# Gran Gaggia Style Portafilter



## David3D (Sep 14, 2015)

Hello everyone,

I am new on this forum as I've just bought my first coffee machine and I would like some advice.

The machine is a Gran Gaggia RI8323/01 and I already bought the Silvia wand to replace to the original plastic one.

Now I would like to buy also a bottomless portafilter but I can not find it. First of all, what size is the PF of the Gran Gaggia, 54mm?

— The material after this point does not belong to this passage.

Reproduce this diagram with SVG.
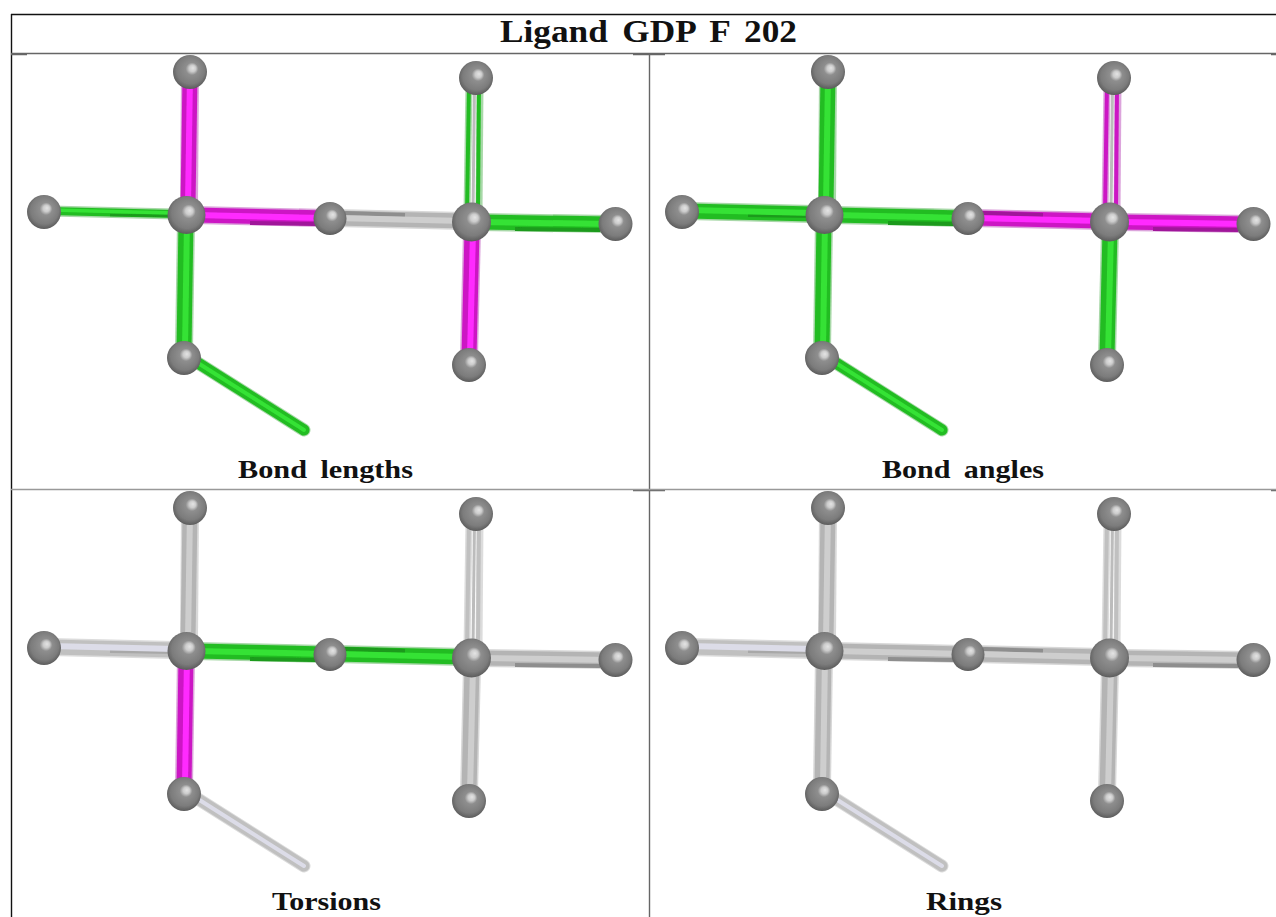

On eBay I can find lots of them for the Gaggia Classic that I guess is 58mm but nothing for size 54mm, does anyone know where I can buy one?

Thanks,

David


----------



## GCGlasgow (Jul 27, 2014)

If your finding it difficult to source one you could cut a normal one down if you have the appropriate tools. Some threads on here on how other people have did it, just search for portafilter mod or something similar.


----------



## David3D (Sep 14, 2015)

GCGlasgow said:


> If your finding it difficult to source one you could cut a normal one down if you have the appropriate tools. Some threads on here on how other people have did it, just search for portafilter mod or something similar.


You mean cut down a PF? Seems a lot of work to do









What's the right size of the PF of the Gran Gaggia? 54 or 53? Maybe there is a compatible one like the one for the Saeco, no?

I just want to change the pressurised PF with a normal one (even not bottomless at this point), which ones are my alternatives?


----------